Cannes 2017: Sergio Castellitto présente Fortunata, l’une de ses œuvres les plus réussies
Fortunata ou la tragédie d’une femme (brillamment interprétée par Jasmine Trinca) est la splendide chronique de la vie de tous les jours, en l’occurrence celle de Fortunata, jeune femme en instance de divorce, maman d’une fillette de huit ans, Barbara. Tentant de survivre en tant que coiffeuse à domicile, espérant ouvrir un salon, constamment persécutée et menacée par son ex-mari violent mais policier, Fortunata se démène quotidiennement, conservant sons sens de l’humour et sa fougue.
Le sixième film de Sergio Castellitto se deroule dans le quartier romain Torpignattara, un quartier métissé culturellement et peint ici dans des couleurs fortes et ensoleillées. Montrant au plus près le contexte dans lequel vivent les protagonistes de l’histoire – qui est bien réelle et reconnaissable parmi les petits moments de la vie quotidienne que la caméra de Sergio Castellitto croque avec justesse, peuplée de personnages à la fois improbable, romanesques mais aussi impitoyable.
Il est question ici d’une Roma méconnue, ignorée, bien éloignée des cartes postales et dévoilée en toute transparence par Castellitto qui intègre, son l’histoire principale, à travers des pauses narratives et visuelles, une cour d’écoliers chinois en plein activité, une usurière chinoise, une femme vêtue d’une burqa qui amène Barbara à se poser certaines questions existentielles.
L’histoire de Fortunata parle autant du brassage culturel de Rome que d’une femme, rebelle et combattive, avec un sombre secret et aux prises avec la vie: l’argent ne suffit jamais, un ex-mari qui continue à abuser psychologiquement et physiquement d’elle, son meilleur ami qui est fragile psychiquement.
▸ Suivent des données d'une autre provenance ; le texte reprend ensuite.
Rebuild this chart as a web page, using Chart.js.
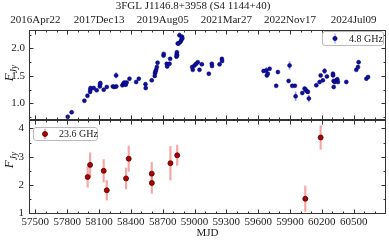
<!DOCTYPE html>
<html>
<head>
<meta charset="utf-8">
<script src="https://cdn.jsdelivr.net/npm/chart.js@4/dist/chart.umd.min.js"></script>
<style>
  body { margin: 0; background: #fff; }
  #wrap { position: relative; width: 389px; height: 243px; }
  #top { position: absolute; left: 0; top: 0; }
  #bot { position: absolute; left: 0; top: 120px; }
</style>
</head>
<body>
<div id="wrap">
  <canvas id="top" width="389" height="121"></canvas>
  <canvas id="bot" width="389" height="123"></canvas>
</div>
<script>
// 4.8 GHz light curve
var mjd48 = [57805, 57842, 57962, 57991, 58016, 58018, 58020, 58050, 58078, 58108, 58110, 58112,
  58144, 58173, 58230, 58245, 58261, 58263, 58320, 58330, 58338, 58345, 58352, 58360, 58387,
  58450, 58475, 58538, 58540, 58597, 58625, 58628, 58632, 58638, 58645, 58652, 58708, 58710,
  58738, 58742, 58765, 58770, 58830, 58832, 58834, 58836, 58842, 58850, 58858, 58868, 58875,
  58882, 58885,
  58978, 58984, 59000, 59016, 59031, 59047, 59069, 59135, 59163, 59165, 59236, 59258, 59260,
  59651, 59676, 59682, 59691, 59708, 59770, 59786, 59887, 59896, 59921, 59946, 59953,
  60016, 60038, 60047, 60060, 60069, 60078, 60148, 60179, 60189, 60210, 60226, 60248,
  60305, 60306, 60311, 60312, 60321, 60337, 60346, 60352, 60431, 60525, 60541, 60547, 60620, 60636];
var flux48 = [0.76, 0.84, 1.05, 1.14, 1.21, 1.25, 1.28, 1.28, 1.24, 1.31, 1.35, 1.37,
  1.25, 1.30, 1.31, 1.30, 1.51, 1.31, 1.33, 1.36, 1.38, 1.35, 1.34, 1.38, 1.45,
  1.39, 1.45, 1.35, 1.28, 1.42, 1.50, 1.55, 1.58, 1.61, 1.66, 1.74, 1.87, 1.90,
  1.72, 1.67, 1.72, 1.81, 1.85, 1.89, 1.93, 1.87, 2.09, 2.09, 2.24, 2.12, 2.15,
  2.21, 2.18,
  1.66, 1.61, 1.69, 1.72, 1.75, 1.61, 1.71, 1.54, 1.72, 1.68, 1.71, 1.81, 1.77,
  1.59, 1.60, 1.51, 1.54, 1.63, 1.32, 1.57, 1.41, 1.69, 1.32, 1.32, 1.13,
  1.19, 1.27, 1.25, 1.22, 1.21, 1.09, 1.33, 1.39, 1.51, 1.42, 1.59, 1.49,
  1.54, 1.51, 1.41, 1.30, 1.39, 1.42, 1.44, 1.39, 1.39, 1.61, 1.66, 1.75, 1.45, 1.48];
var err48 = [0.02, 0.02, 0.02, 0.02, 0.02, 0.02, 0.02, 0.02, 0.02, 0.02, 0.02, 0.02,
  0.02, 0.02, 0.02, 0.02, 0.05, 0.03, 0.02, 0.02, 0.02, 0.02, 0.02, 0.02, 0.02,
  0.02, 0.02, 0.03, 0.02, 0.02, 0.02, 0.02, 0.02, 0.02, 0.02, 0.03, 0.03, 0.03,
  0.02, 0.02, 0.02, 0.02, 0.02, 0.02, 0.02, 0.02, 0.03, 0.03, 0.04, 0.04, 0.04,
  0.04, 0.04,
  0.02, 0.02, 0.02, 0.02, 0.02, 0.02, 0.02, 0.02, 0.02, 0.02, 0.02, 0.02, 0.02,
  0.03, 0.05, 0.03, 0.03, 0.02, 0.02, 0.02, 0.02, 0.07, 0.02, 0.02, 0.08,
  0.02, 0.02, 0.02, 0.02, 0.02, 0.06, 0.02, 0.02, 0.02, 0.02, 0.05, 0.02,
  0.03, 0.02, 0.02, 0.02, 0.02, 0.02, 0.02, 0.02, 0.02, 0.02, 0.02, 0.03, 0.02, 0.02];

// 23.6 GHz light curve
var mjd236 = [57993, 58016, 58144, 58173, 58355, 58380, 58597, 58598, 58773, 58837, 60044, 60189];
var flux236 = [2.28, 2.71, 2.50, 1.81, 2.23, 2.93, 2.40, 2.07, 2.77, 3.05, 1.51, 3.68];
var err236 = [0.36, 0.43, 0.40, 0.35, 0.37, 0.45, 0.40, 0.37, 0.60, 0.36, 0.45, 0.42];

// axis labels
var mjdLabels = [57500, 57800, 58100, 58400, 58700, 59000, 59300, 59600, 59900, 60200, 60500];
var dateTickMjd = [57500, 58100, 58700, 59300, 59900, 60500];
var dateTickLabels = ['2016Apr22', '2017Dec13', '2019Aug05', '2021Mar27', '2022Nov17', '2024Jul09'];
var fluxLabelsTop = [1.0, 1.5, 2.0];
var fluxLabelsBot = [1, 2, 3, 4];

var FONT = 'Liberation Serif';
var xMin = 57440, xMax = 60805;

var xTicks = [];
for (var v = 57400; v <= 60800; v += 100) xTicks.push(v);

var framePlugin = {
  id: 'frame',
  afterDraw: function(chart, args, o) {
    var ctx = chart.ctx, a = chart.chartArea;
    var xs = chart.scales.x, ys = chart.scales.y;
    ctx.save();
    ctx.strokeStyle = '#333';
    ctx.lineWidth = 1;
    var L = Math.round(a.left) + 0.5, R = Math.round(a.right) - 0.5;
    var T = Math.round(a.top) + 0.5, B = Math.round(a.bottom) - 0.5;
    ctx.strokeRect(L, T, R - L, B - T);
    ctx.beginPath();
    xTicks.forEach(function(t) {
      if (t < xMin || t > xMax) return;
      var px = Math.round(xs.getPixelForValue(t)) + 0.5;
      var len = ((t - 57500) % 300 === 0) ? 4 : 2;
      ctx.moveTo(px, T); ctx.lineTo(px, T + len);
      ctx.moveTo(px, B); ctx.lineTo(px, B - len);
    });
    o.yTicks.forEach(function(t) {
      var py = Math.round(ys.getPixelForValue(t)) + 0.5;
      var len = o.yMajor.indexOf(t) >= 0 ? 4 : 2;
      ctx.moveTo(L, py); ctx.lineTo(L + len, py);
      ctx.moveTo(R, py); ctx.lineTo(R - len, py);
    });
    ctx.stroke();

    // y title  F_Jy
    ctx.translate(o.titleX, o.titleY);
    ctx.rotate(-Math.PI / 2);
    ctx.fillStyle = '#222';
    ctx.textBaseline = 'alphabetic';
    ctx.font = 'italic 13px ' + FONT;
    var wF = ctx.measureText('F').width;
    ctx.font = 'italic 9.5px ' + FONT;
    var wJ = ctx.measureText('Jy').width;
    var x0 = -(wF + wJ) / 2;
    ctx.font = 'italic 13px ' + FONT;
    ctx.fillText('F', x0, 4);
    ctx.font = 'italic 9.5px ' + FONT;
    ctx.fillText('Jy', x0 + wF, 7.5);
    ctx.restore();

    // legend
    var lg = o.legend;
    ctx.save();
    ctx.fillStyle = 'rgba(255,255,255,0.85)';
    ctx.strokeStyle = '#bbb';
    ctx.lineWidth = 1;
    ctx.beginPath();
    ctx.roundRect(lg.x + 0.5, lg.y + 0.5, lg.w, lg.h, 2.5);
    ctx.fill(); ctx.stroke();
    var my = lg.y + lg.h / 2 + 0.5;
    ctx.strokeStyle = lg.barColor;
    ctx.lineWidth = lg.barWidth;
    ctx.beginPath();
    ctx.moveTo(lg.mx, my - 5); ctx.lineTo(lg.mx, my + 5);
    ctx.stroke();
    ctx.fillStyle = lg.dotColor;
    ctx.strokeStyle = lg.dotEdge;
    ctx.lineWidth = 0.8;
    ctx.beginPath();
    ctx.arc(lg.mx, my, lg.r, 0, Math.PI * 2);
    ctx.fill(); ctx.stroke();
    ctx.fillStyle = '#222';
    ctx.font = '10px ' + FONT;
    ctx.textBaseline = 'middle';
    ctx.fillText(lg.label, lg.tx, my + 0.5);
    ctx.restore();
  }
};

function pts(m, f) { return m.map(function(x, i) { return { x: x, y: f[i] }; }); }
function bars(m, f, e) { return m.map(function(x, i) { return { x: x, y: [f[i] - e[i], f[i] + e[i]] }; }); }
function noPadX(s, h) { s.height = h; s.paddingLeft = 0; s.paddingRight = 0; }
function noPadY(s) { s.width = 29; s.paddingTop = 0; s.paddingBottom = 0; }

var tickFont = { family: FONT, size: 11 };

new Chart(document.getElementById('top'), {
  type: 'scatter',
  data: {
    datasets: [
      { type: 'scatter', label: '4.8 GHz', data: pts(mjd48, flux48),
        backgroundColor: '#10109c', borderColor: '#000070', borderWidth: 0.5, pointRadius: 2.0 },
      { type: 'bar', label: 'err', data: bars(mjd48, flux48, err48),
        backgroundColor: 'rgba(120,120,250,0.75)', barThickness: 1, grouped: false }
    ]
  },
  plugins: [framePlugin],
  options: {
    responsive: false,
    animation: false,
    layout: { autoPadding: false, padding: { left: 0, right: 3, top: 0, bottom: 1 } },
    scales: {
      x: {
        type: 'linear', position: 'top', min: xMin, max: xMax, offset: false,
        grid: { display: false, drawTicks: false, offset: false }, border: { display: false },
        afterBuildTicks: function(s) { s.ticks = xTicks.filter(function(t) { return t >= xMin && t <= xMax; }).map(function(t) { return { value: t }; }); },
        afterFit: function(s) { noPadX(s, 17); },
        ticks: {
          autoSkip: false, maxRotation: 0, padding: 3, color: '#222', font: tickFont,
          callback: function(val) { var k = dateTickMjd.indexOf(val); return k >= 0 ? dateTickLabels[k] : ''; }
        }
      },
      y: {
        type: 'linear', min: 0.70, max: 2.33, beginAtZero: false,
        grid: { display: false, drawTicks: false }, border: { display: false },
        afterBuildTicks: function(s) { s.ticks = [0.75, 1.0, 1.25, 1.5, 1.75, 2.0, 2.25].map(function(t) { return { value: t }; }); },
        afterFit: noPadY,
        ticks: {
          autoSkip: false, padding: 4, color: '#222', font: tickFont,
          callback: function(val) { return fluxLabelsTop.indexOf(val) >= 0 ? val.toFixed(1) : ''; }
        }
      }
    },
    plugins: {
      legend: { display: false },
      tooltip: { enabled: false },
      title: { display: true, text: '3FGL J1146.8+3958 (S4 1144+40)', color: '#222',
        font: { family: FONT, size: 11, weight: 'normal' }, padding: { top: 0, bottom: 0 } },
      frame: {
        yTicks: [0.75, 1.0, 1.25, 1.5, 1.75, 2.0, 2.25], yMajor: [1.0, 1.5, 2.0],
        titleX: 9, titleY: 73,
        legend: { x: 322, y: 31, w: 61, h: 14, mx: 335, r: 2.1, tx: 349, label: '4.8 GHz',
          dotColor: '#10109c', dotEdge: '#000070', barColor: 'rgba(120,120,250,0.9)', barWidth: 1 }
      }
    }
  }
});

new Chart(document.getElementById('bot'), {
  type: 'scatter',
  data: {
    datasets: [
      { type: 'scatter', label: '23.6 GHz', data: pts(mjd236, flux236),
        backgroundColor: '#b00000', borderColor: '#500000', borderWidth: 0.8, pointRadius: 2.5 },
      { type: 'bar', label: 'err', data: bars(mjd236, flux236, err236),
        backgroundColor: 'rgba(240,120,120,0.65)', barThickness: 1.5, grouped: false }
    ]
  },
  plugins: [framePlugin],
  options: {
    responsive: false,
    animation: false,
    layout: { autoPadding: false, padding: { left: 0, right: 3, top: 0, bottom: 0 } },
    scales: {
      x: {
        type: 'linear', position: 'bottom', min: xMin, max: xMax, offset: false,
        grid: { display: false, drawTicks: false, offset: false }, border: { display: false },
        afterBuildTicks: function(s) { s.ticks = xTicks.filter(function(t) { return t >= xMin && t <= xMax; }).map(function(t) { return { value: t }; }); },
        afterFit: function(s) { noPadX(s, 29); },
        ticks: {
          autoSkip: false, maxRotation: 0, padding: 2, color: '#222', font: tickFont,
          callback: function(val) { return mjdLabels.indexOf(val) >= 0 ? String(val) : ''; }
        },
        title: { display: true, text: 'MJD', color: '#222', font: { family: FONT, size: 11 }, padding: { top: 0, bottom: 3 } }
      },
      y: {
        type: 'linear', min: 0.97, max: 4.3, beginAtZero: false,
        grid: { display: false, drawTicks: false }, border: { display: false },
        afterBuildTicks: function(s) { s.ticks = [1, 1.5, 2, 2.5, 3, 3.5, 4].map(function(t) { return { value: t }; }); },
        afterFit: noPadY,
        ticks: {
          autoSkip: false, padding: 5, color: '#222', font: tickFont,
          callback: function(val) { return fluxLabelsBot.indexOf(val) >= 0 ? String(val) : ''; }
        }
      }
    },
    plugins: {
      legend: { display: false },
      tooltip: { enabled: false },
      frame: {
        yTicks: [1, 1.5, 2, 2.5, 3, 3.5, 4], yMajor: [1, 2, 3, 4],
        titleX: 9, titleY: 40,
        legend: { x: 33, y: 7, w: 64, h: 13, mx: 45, r: 2.5, tx: 59, label: '23.6 GHz',
          dotColor: '#b00000', dotEdge: '#500000', barColor: 'rgba(240,120,120,0.8)', barWidth: 1.5 }
      }
    }
  }
});
</script>
</body>
</html>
Dans la cadre de la procédure de divorce, sa fille est suivie par un psychologue, qui invoque sans cesse septembre et la rentrée scolaire, synonyme de la fin des problèmes.
Jasmine Trinca, dans le rôle de la protagoniste, parvient immédiatement à incarner ce personnage passionné, astucieusement construit: la pousse des cheveux sur le tatouage incomplet, tous les détails de Fortunata (peu importe que ce soit physique ou de caractère, d’ailleurs les deux aspects se confondent au point de ne pas pouvoir les distinguer concrètement). La construction du personnage est conçue à la perfection, et que cette perfection adhère à l’interprétation de l’actrice.
Pour ne pas être en reste, tous les acteurs, magnifiquement dirigés par Castellitto, sont poignants de véracité, de la petite et talentueuse Nicole Centanni (Barbara) à Edoardo Pesce dans le rôle de l’ex-mari violent, Alessandro Borghi, étoile montante dans le rôle du Chicano, meilleur ami et semblable à Fortunata. Stefano Accorsi, plus modéré qu habituellement, offre une prestation troublante de nuances.
L’évolution du récit les rend de plus en plus sombres malgré les touches comiques comme l’obsession pour les numéros du loto jusqu’au mythe d’Antigone, que la mère du Chicano, ancienne actrice de théâtre qui souffre d’Alzheimer, sèment des touches d’humour tout au long du film, réussissant à arracher les spectateurs un véritable éclat de rire malgré une finalité tangible qui fera sombrer les personnages l’un après l’autre dans la tragédie.
En fait, la tragédie d’Antigone, emprisonnée dans une grotte et forcée de se tuer pour éviter une mort atroce et lente, est une métaphore de la vue de Fortunata, coincée dans un rythme quotidien défini par une avalanche de problèmes qui semblent impossibles à résoudre mais les similitudes s’arrêtent là.
Si Fortunata va suivre ici le même sort qu’Antigone, c’est la preuve tangible que Sergio Castellitto reconstitue à merveille à travers son sa mise en scène ; sa direction d’acteurs et sa photographie est une tragédie moderne, réelle et actuelle, dans laquelle de nombreux spectateurs pourront pour s’identifier, dans les moments heureux comme malheureux.